I’ve been a little perplexed lately about the whole “LOCAL” goldrush.
If you know me at all, you know I started with local internet marketing, way back in…1999. LOL
At big conferences like Pubcon, I was one of the first people to be asked to speak on Local SEO. At the time, it never made any sense to me why it was a big deal. All I would do was tell people to do cool shit to get links to their website with their city name in it, and then try to entertain them.
These days you see Groupon with all its copiers, Mike’s Main Street Marketing killing it, Yelp going nuts, and the super stealth secret sauce I have been working on that you will see soon.
It makes a lot of sense looking back on why it was so hard at the beginning as a local marketer trying to go big online.
Along the way I had to learn programming (at least a little), SEO when no one knew what it was, Social Media before it even existed, and just to help our little Chiropractic office kick ass in the local La Jolla market
So I been thinking and thinking and thinking.
This may sound simple, but it was profound enough for me to want to share this.
All marketing is ultimately local.
Every purchase is made by a person. That person has to be somewhere. Local marketing is simply another way of saying, we finally got our technology down well enough that we know where you are.
It is no more than an increased granularity of knowing what your customer is up to.
Where they are, has a lot to do with who they are and what they are into.
10 years ago my wife and I also discussed a lot about what was going to happen to local stores.
Well most of it has happened, so I might as well let everyone know what the end game is.
Everything that can be delivered online will be. In fact it almost is there now, with books, music, video etc.
The next step which is coming will happen with durable goods like clothes, lawn mowers etc. There is no reason to waste physical space with inventory at malls. They always can keep a little inventory for people who want to buy in an emergency.
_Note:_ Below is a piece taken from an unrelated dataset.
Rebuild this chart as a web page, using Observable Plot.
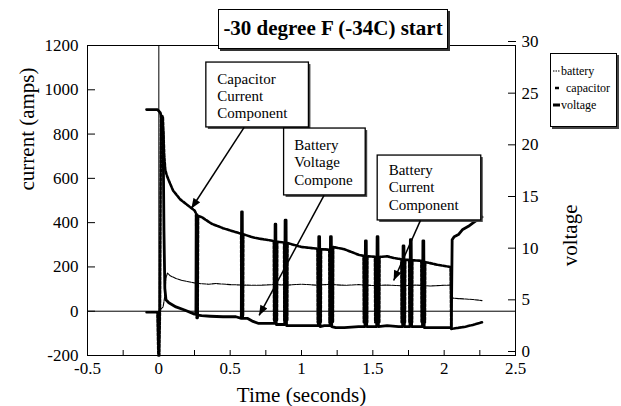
<!DOCTYPE html>
<html><head><meta charset="utf-8">
<script src="https://cdn.jsdelivr.net/npm/d3@7"></script>
<script src="https://cdn.jsdelivr.net/npm/@observablehq/plot@0.6"></script>
<style>
body{margin:0;background:#fff;font-family:"Liberation Serif",serif;}
#wrap{position:relative;width:621px;height:406px;overflow:hidden;}
#wrap svg text{font-family:"Liberation Serif","DejaVu Serif",serif !important;}
#title{position:absolute;left:218px;top:9px;width:230px;height:40px;box-sizing:border-box;border:1.5px solid #000;background:#fff;box-shadow:2px 2px 0 #333;font-weight:bold;font-size:21px;text-align:center;line-height:36px;white-space:nowrap;}
#legend{position:absolute;left:550px;top:53px;width:67px;height:74px;box-sizing:border-box;border:1px solid #000;background:#fff;box-shadow:2px 2px 0 #444;}
</style></head><body>
<div id="wrap"><div id="title"></div><div id="legend"></div></div>
<script>
// ---- text ----
const titleText = "-30 degree F (-34C) start";
const xLabel = "Time (seconds)";
const yLabel = "current (amps)";
const y2Label = "voltage";
const seriesNames = ["battery", "capacitor", "voltage"];
const noteLabels = ["Capacitor\nCurrent\nComponent", "Battery\nVoltage\nCompone", "Battery\nCurrent\nComponent"];

// ---- ticks ----
const xTicks = [-0.5, -0.25, 0, 0.25, 0.5, 0.75, 1, 1.25, 1.5, 1.75, 2, 2.25, 2.5];
const xTickLabels = ["-0.5", "", "0", "", "0.5", "", "1", "", "1.5", "", "2", "", "2.5"];
const ampTicks = [-200, 0, 200, 400, 600, 800, 1000, 1200];
const voltTicks = [0, 5, 10, 15, 20, 25, 30];

// ---- series: [time (s), value] ----
const voltageSeries = [
  [-0.086, 23.8], [-0.01, 23.8], [0.01, 23.5], [0.02, 23.0], [0.03, 21.5], [0.036, 12], [0.042, 6.5],
  [0.05, 5.4], [0.07, 5.1], [0.12, 4.7], [0.18, 4.4], [0.25, 4.0],
  [0.26, 4.0], [0.262, 13.6], [0.268, 13.6], [0.27, 3.9], [0.3, 3.85], [0.36, 3.8], [0.45, 3.75], [0.54, 3.75],
  [0.578, 3.6], [0.58, 13.9], [0.585, 13.9], [0.587, 3.6], [0.62, 3.6], [0.66, 3.3], [0.7, 3.1],
  [0.812, 3.1], [0.815, 12.7], [0.82, 12.7], [0.823, 3.0],
  [0.882, 3.0], [0.885, 13.1], [0.892, 13.1], [0.895, 2.9], [0.95, 2.9], [1.1, 2.9],
  [1.118, 2.9], [1.121, 11.5], [1.127, 11.5], [1.13, 2.8], [1.16, 2.9], [1.2, 2.9],
  [1.203, 11.5], [1.209, 11.5], [1.212, 2.8], [1.24, 2.7], [1.3, 2.7], [1.4, 2.8],
  [1.445, 2.8], [1.448, 11.1], [1.454, 11.1], [1.457, 2.8], [1.49, 2.8],
  [1.527, 2.8], [1.53, 11.5], [1.536, 11.5], [1.539, 2.8], [1.6, 2.9], [1.68, 2.8],
  [1.709, 2.8], [1.712, 10.6], [1.718, 10.6], [1.721, 2.8],
  [1.76, 2.8], [1.763, 11.2], [1.769, 11.2], [1.772, 2.8],
  [1.848, 2.8], [1.851, 11.1], [1.857, 11.1], [1.86, 2.7], [1.95, 2.7], [2.05, 2.7],
  [2.056, 11.2], [2.07, 11.5], [2.1, 11.7], [2.13, 12.2], [2.17, 12.5], [2.2, 12.8], [2.24, 13.2], [2.265, 13.4]
];
const capacitorSeries = [
  [-0.086, -5], [-0.01, -5], [-0.003, -200], [0.003, -200], [0.008, 20], [0.015, 880], [0.028, 880],
  [0.038, 700], [0.045, 640], [0.055, 615], [0.07, 590], [0.1, 545], [0.15, 505], [0.2, 480], [0.25, 455],
  [0.262, 440], [0.265, -30], [0.272, -30], [0.275, 430], [0.3, 425], [0.37, 395], [0.45, 375], [0.55, 355],
  [0.577, 350], [0.579, -20], [0.59, -20], [0.592, 348], [0.65, 335], [0.7, 328], [0.8, 318],
  [0.806, 316], [0.808, -40], [0.828, -40], [0.83, 314],
  [0.878, 310], [0.88, -40], [0.9, -40], [0.902, 308], [1.0, 290], [1.1, 283],
  [1.112, 282], [1.114, -50], [1.135, -50], [1.137, 280], [1.195, 278],
  [1.197, -50], [1.22, -50], [1.222, 290], [1.3, 280], [1.4, 255],
  [1.435, 250], [1.437, -50], [1.46, -50], [1.462, 248],
  [1.515, 246], [1.517, -50], [1.545, -50], [1.547, 245], [1.6, 248], [1.65, 240],
  [1.7, 235], [1.702, -50], [1.725, -50], [1.727, 232],
  [1.755, 232], [1.757, -50], [1.775, -50], [1.777, 230],
  [1.84, 228], [1.842, -50], [1.865, -50], [1.867, 222], [1.95, 210], [2.045, 200],
  [2.05, -80], [2.1, -75], [2.15, -70], [2.2, -62], [2.265, -50]
];
const batterySeries = [
  [-0.086, -5], [-0.005, -5], [0.0, 0], [0.03, 20], [0.04, 60], [0.05, 150], [0.06, 172], [0.08, 160],
  [0.12, 148], [0.16, 139], [0.25, 128], [0.3, 124], [0.35, 122], [0.4, 125], [0.5, 120], [0.6, 118],
  [0.7, 117], [0.8, 120], [0.9, 118], [1.0, 122], [1.1, 118], [1.2, 121], [1.3, 117], [1.4, 120],
  [1.5, 116], [1.6, 118], [1.7, 115], [1.8, 118], [1.9, 114], [2.0, 117], [2.045, 118],
  [2.05, 60], [2.1, 57], [2.15, 55], [2.2, 53], [2.265, 48]
];

// ---- annotation layout (data coordinates) ----
const noteBoxes = [
  {x1: 0.333, x2: 1.052, y1: 830, y2: 1123},
  {x1: 0.878, x2: 1.450, y1: 523, y2: 825},
  {x1: 1.534, x2: 2.260, y1: 410, y2: 703}
];
const noteTextPos = [{x: 0.41, y: 1083}, {x: 0.95, y: 783}, {x: 1.611, y: 670}];
const noteArrows = [
  {x1: 0.598, y1: 830, x2: 0.228, y2: 464},
  {x1: 1.158, y1: 523, x2: 0.703, y2: -19},
  {x1: 1.834, y1: 410, x2: 1.646, y2: 139}
];

const serif = "Liberation Serif";
const v2a = d3.scaleLinear([0, 30], [-200, 1200]);
const voltTickAmps = voltTicks.map(v => v2a(v));

const chart = Plot.plot({
  width: 621, height: 406,
  marginLeft: 87, marginRight: 106, marginTop: 45, marginBottom: 51,
  style: {fontFamily: serif, background: "#fff", color: "#000"},
  x: {domain: [-0.5, 2.5]},
  y: {domain: [-200, 1200]},
  marks: [
    Plot.ruleY([0], {stroke: "#000", strokeWidth: 1}),
    Plot.ruleX([0], {stroke: "#000", strokeWidth: 1}),
    Plot.line(batterySeries, {x: d => d[0], y: d => d[1], stroke: "#000", strokeWidth: 1.1, strokeDasharray: "4,1"}),
    Plot.line(capacitorSeries, {x: d => d[0], y: d => d[1], stroke: "#000", strokeWidth: 2.6, strokeDasharray: "3,1.5"}),
    Plot.line(voltageSeries, {x: d => d[0], y: d => v2a(d[1]), stroke: "#000", strokeWidth: 2.8}),
    Plot.frame({stroke: "#000", strokeWidth: 1}),
    Plot.axisX({ticks: xTicks, tickSize: -5, tickPadding: 11, fontSize: 17, fontFamily: serif, label: null,
      tickFormat: d => xTickLabels[xTicks.indexOf(d)]}),
    Plot.axisY({anchor: "left", ticks: ampTicks, tickSize: -8, tickPadding: 17, fontSize: 17, fontFamily: serif, label: null,
      tickFormat: d => String(d)}),
    Plot.axisY({anchor: "right", ticks: voltTickAmps, tickSize: -8, tickPadding: 14, fontSize: 17, fontFamily: serif, label: null,
      dy: -4, tickFormat: d => String(voltTicks[voltTickAmps.indexOf(d)])}),
    Plot.text([xLabel], {frameAnchor: "bottom", dy: 40, lineAnchor: "middle", fontSize: 21, fontFamily: serif}),
    Plot.text([yLabel], {frameAnchor: "left", dx: -60.5, dy: -10, rotate: -90, lineAnchor: "middle", fontSize: 21, fontFamily: serif}),
    Plot.text([y2Label], {frameAnchor: "right", dx: 54.5, dy: 4, rotate: -90, lineAnchor: "middle", fontSize: 21, fontFamily: serif}),
    Plot.rect(noteBoxes, {x1: "x1", x2: "x2", y1: "y1", y2: "y2", fill: "#444", dx: 2, dy: 2}),
    Plot.rect(noteBoxes, {x1: "x1", x2: "x2", y1: "y1", y2: "y2", fill: "#fff", stroke: "#000", strokeWidth: 1.3}),
    Plot.text(noteTextPos, {x: "x", y: "y", text: (d, i) => noteLabels[i], textAnchor: "start", lineAnchor: "top", fontSize: 15, fontFamily: serif, lineHeight: 1.15}),
    Plot.link(noteArrows, {x1: "x1", y1: "y1", x2: "x2", y2: "y2", stroke: "#000", strokeWidth: 1.5})
  ]
});

const svg = d3.select(chart);
svg.append("defs").append("marker")
  .attr("id", "ah").attr("viewBox", "0 0 10 8").attr("refX", 10).attr("refY", 4)
  .attr("markerWidth", 11).attr("markerHeight", 8).attr("markerUnits", "userSpaceOnUse").attr("orient", "auto")
  .append("path").attr("d", "M0,0L10,4L0,8Z").attr("fill", "#000");
svg.selectAll('g[aria-label="link"] path').attr("marker-end", "url(#ah)");

const wrap = document.getElementById("wrap");
wrap.prepend(chart);
chart.style.position = "absolute";
chart.style.left = "0px";
chart.style.top = "0px";

document.getElementById("title").textContent = titleText;

// legend
const legendStyles = [
  {x1: 2, x2: 9, w: 1, dash: "1.5,1", tx: 10, y: 20},
  {x1: 4, x2: 8, w: 2.5, dash: null, tx: 15, y: 37},
  {x1: 2, x2: 9, w: 3, dash: null, tx: 10, y: 54}
];
const lg = d3.select("#legend").append("svg").attr("width", 66).attr("height", 72).style("display", "block");
seriesNames.forEach((name, i) => {
  const s = legendStyles[i];
  lg.append("line").attr("x1", s.x1).attr("x2", s.x2).attr("y1", s.y - 3).attr("y2", s.y - 3)
    .attr("stroke", "#000").attr("stroke-width", s.w).attr("stroke-dasharray", s.dash);
  lg.append("text").attr("x", s.tx).attr("y", s.y + 1).attr("font-size", 12)
    .attr("font-family", "Liberation Serif, serif").text(name);
});
</script>
</body></html>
The physical space for selling durable goods will be used only for demonstration of products.
Imagine walking into a toy store, and instead of it being lined with boxes of toys, it is instead a play area for kids to play with the toys until they find the one they love the most. Or instead of you trying on the same clothes you are going to buy, “who tried that on last?” the clothes are simply trial ones to look at, try on, and then order.
Car dealerships can become tracks to try the cars on, not big lots of cars to walk through.
Maybe all of that won’t become exactly what will happen, but I know you will see more and more of it.
I sure wouldn’t be investing in or buying any retail commercial real estate the next decade.
Big business should, and is slowly, moving toward customization of products, moving inventory to low rent areas.
While I am at it, I will let you know the other secret to this.
People have a need to socialize and interact in person.
Facebook is cool, but still doesn’t cut it for a warm look in the eye, or a fist bump.
Places like a chiropractic office, or a coffee shop allow people places to get together.
I expect movie theaters to continue to drop out as people watch more and more good content at home.
What I have been thinking on, and I know some people will create, will be some new ideas of ways people can meet and interact, offline.
Things like skating rinks, and bowling alleys will get busier.
With all of our creativity and technology, I also think we can can create some new ideas of ways we can interact live, that no one has even thought of yet.
So, like I have been saying since the beginning, let’s take this super cool technology we have been working on, and figure out ways we can make the world better.